> [DATA SHOWN]:
________________________

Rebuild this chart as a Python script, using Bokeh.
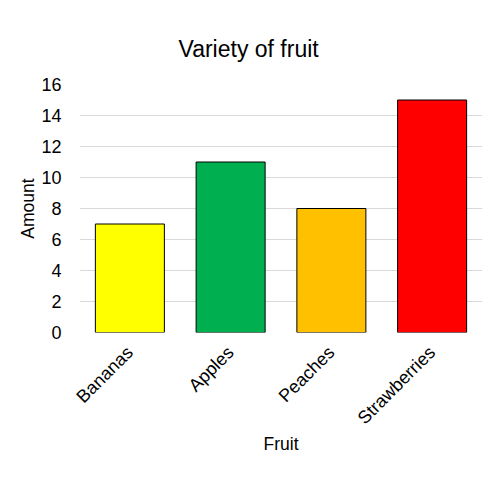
import math
from bokeh.plotting import figure
from bokeh.models import ColumnDataSource, Range1d
from bokeh.embed import file_html
from bokeh.resources import INLINE

fruits = ["Bananas", "Apples", "Peaches", "Strawberries"]
amounts = [7, 11, 8, 15]
colors = ["#FFFF00", "#00B050", "#FFC000", "#FF0000"]
y_ticks = [0, 2, 4, 6, 8, 10, 12, 14, 16]

src = ColumnDataSource(data=dict(fruit=fruits, amount=amounts, color=colors))

p = figure(x_range=fruits, y_range=Range1d(0, 16), width=500, height=500,
           output_backend="svg", toolbar_location=None,
           title="Variety of fruit",
           min_border_left=79, min_border_right=18, min_border_top=84, min_border_bottom=168)
p.frame_width = 403
p.frame_height = 248

p.vbar(x="fruit", top="amount", width=0.685, source=src, fill_color="color",
       line_color="#000000", line_width=1)

p.title.align = "left"
p.title.offset = 99
p.title.text_font = "Liberation Sans"
p.title.text_font_size = "23px"
p.title.text_font_style = "normal"
p.title.text_color = "#000000"
p.title.standoff = 46

p.outline_line_color = None
p.xgrid.grid_line_color = None
p.ygrid.grid_line_color = "#D9D9D9"
p.ygrid.ticker = y_ticks
p.yaxis.ticker = y_ticks

for ax in (p.xaxis[0], p.yaxis[0]):
    ax.axis_line_color = None
    ax.major_tick_line_color = None
    ax.minor_tick_line_color = None
    ax.major_label_text_font = "Liberation Sans"
    ax.major_label_text_font_size = "18px"
    ax.major_label_text_color = "#000000"
    ax.axis_label_text_font = "Liberation Sans"
    ax.axis_label_text_font_size = "17.5px"
    ax.axis_label_text_font_style = "normal"
    ax.axis_label_text_color = "#000000"

p.yaxis.axis_label = "Amount"
p.xaxis.axis_label = "Fruit"
p.yaxis.major_label_standoff = 12
p.yaxis.axis_label_standoff = 0
p.xaxis.major_label_orientation = math.pi / 4
p.xaxis.major_label_standoff = 11
p.xaxis.axis_label_standoff = -4

open("out.html", "w").write(file_html(p, INLINE))
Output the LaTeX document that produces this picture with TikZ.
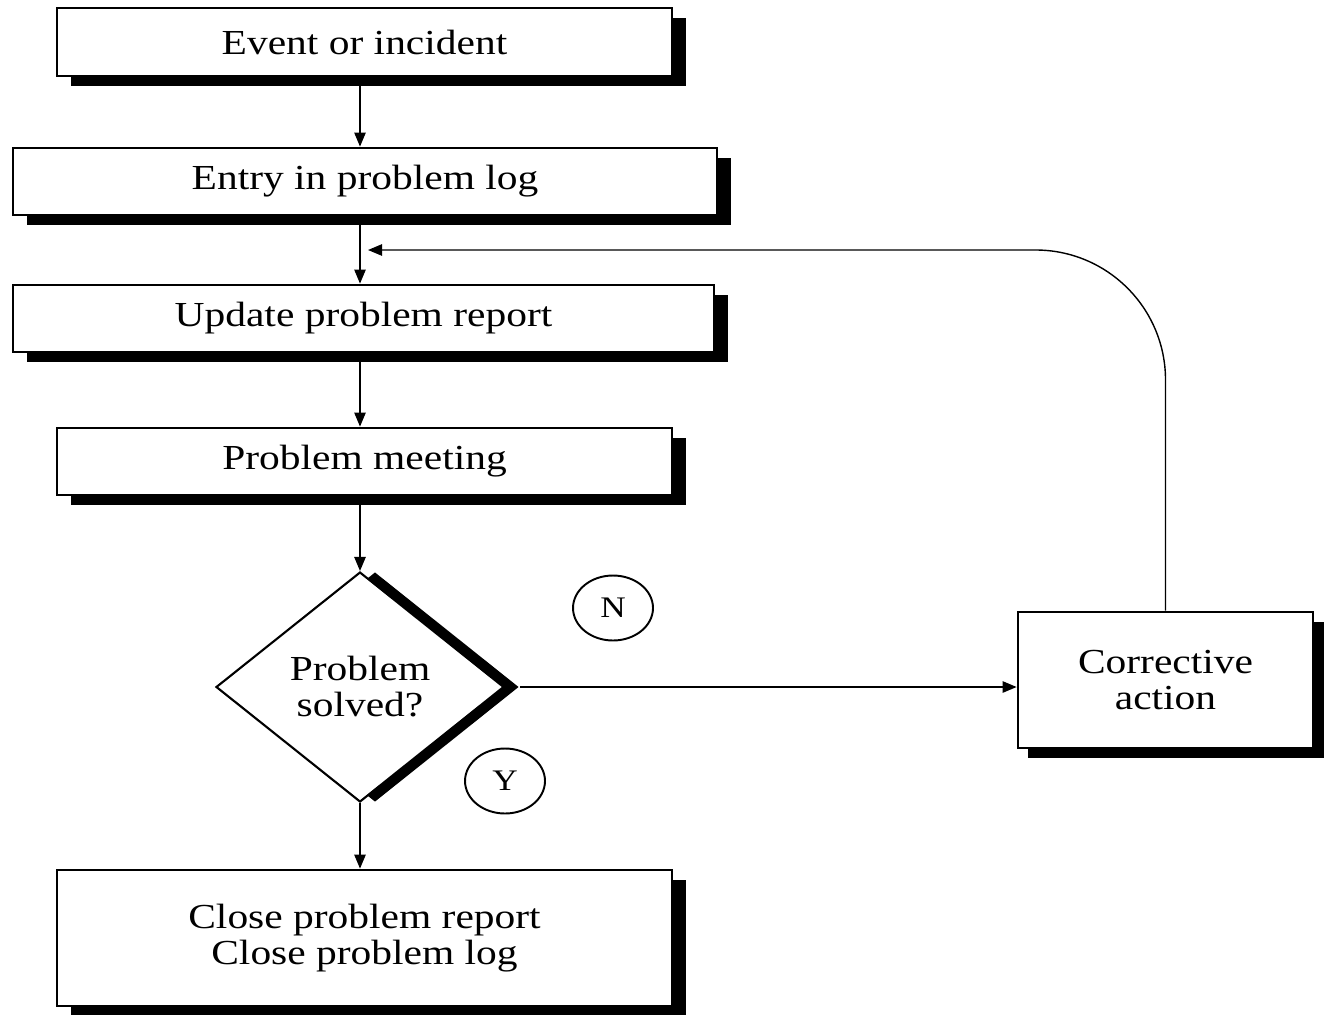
\documentclass[tikz,border=0pt]{standalone}
\usepackage{fontspec}
\setmainfont[FakeStretch=1.18]{Liberation Serif}
\usetikzlibrary{shapes.geometric,shadows,arrows.meta,calc}
\begin{document}
\begin{tikzpicture}[x=0.02cm,y=-0.02cm,
  procbox/.style={draw, line width=1.6pt, fill=white, rectangle, inner sep=0pt,
    align=center, font=\fontsize{20}{20.5}\selectfont,
    drop shadow={shadow xshift=0.28cm, shadow yshift=-0.2cm, fill=black, opacity=1}},
  decbox/.style={draw, line width=1.2pt, fill=white, diamond, inner sep=0pt,
    align=center, font=\fontsize{20}{20.5}\selectfont,
    drop shadow={shadow xshift=0.3cm, shadow yshift=0cm, fill=black, opacity=1}},
  tag/.style={draw, line width=1.1pt, ellipse, minimum width=1.6cm, minimum height=1.3cm,
    inner sep=0pt, font=\fontsize{17}{17}\selectfont},
  arr/.style={draw, line width=0.8pt, -{Triangle[length=8pt,width=6.5pt]}},
  loopline/.style={draw, line width=0.8pt, -{Triangle[length=8pt,width=6.5pt]}}
]
\useasboundingbox (0,0) rectangle (1324,1014);

\node[procbox, minimum width=12.3cm, minimum height=1.36cm] (b1) at (364.5,42) {Event or incident};
\node[procbox, minimum width=14.08cm, minimum height=1.34cm] (b2) at (365,181.5) {Entry in problem log};
\node[procbox, minimum width=14.02cm, minimum height=1.34cm] (b3) at (363.5,318.5) {Update problem report};
\node[procbox, minimum width=12.3cm, minimum height=1.34cm] (b4) at (364.5,461.5) {Problem meeting};
\node[decbox, minimum width=5.76cm, minimum height=4.6cm] (d) at (360,687) {Problem\\solved?};
\node[procbox, minimum width=5.9cm, minimum height=2.72cm,
  drop shadow={shadow xshift=0.2cm, shadow yshift=-0.2cm, fill=black, opacity=1}] (ca) at (1165.5,680) {Corrective\\action};
\node[procbox, minimum width=12.3cm, minimum height=2.72cm] (cl) at (364.5,938) {Close problem report\\Close problem log};

\node[tag] (n) at (613,608) {N};
\node[tag] (y) at (505,781) {Y};

\coordinate (back) at (368,250);

\draw[arr] (d.north |- b1.south) -- (d.north |- b2.north);
\draw[arr] (d.north |- b2.south) -- (d.north |- b3.north);
\draw[arr] (d.north |- b3.south) -- (d.north |- b4.north);
\draw[arr] (d.north |- b4.south) -- (d.north);
\draw[arr] (d.south) -- (d.south |- cl.north);
\draw[arr] ($(d.east)+(15,0)$) -- (ca.west |- d.east);
\draw[loopline, rounded corners=2.6cm] (ca.north) |- (back);
\end{tikzpicture}
\end{document}
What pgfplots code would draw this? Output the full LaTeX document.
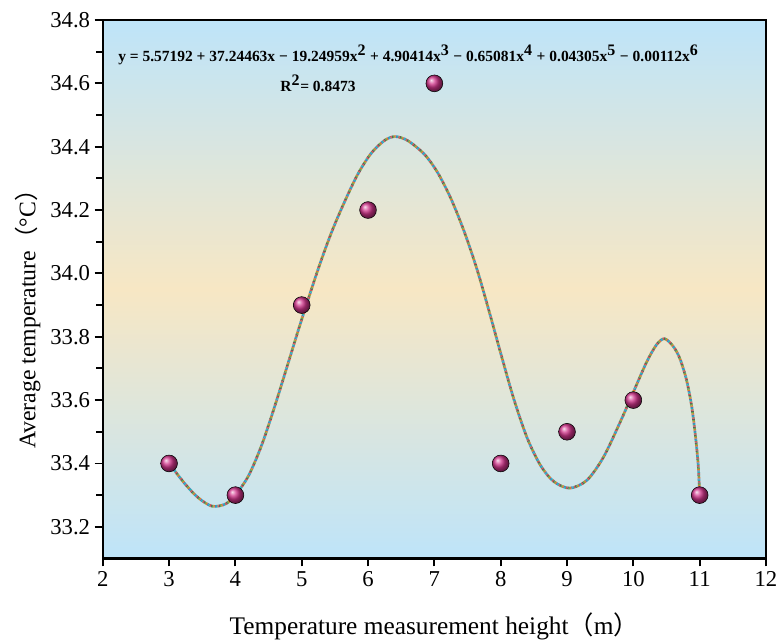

________________________

> [WHAT IS BEING ASKED]:
Find the lines above holding the word "this" and show them.

> [COMPLETE RESPONSE]:
Rebuild this chart as a Python script, using Bokeh.
Output the LaTeX document that produces this picture with TikZ.
What pgfplots code would draw this? Output the full LaTeX document.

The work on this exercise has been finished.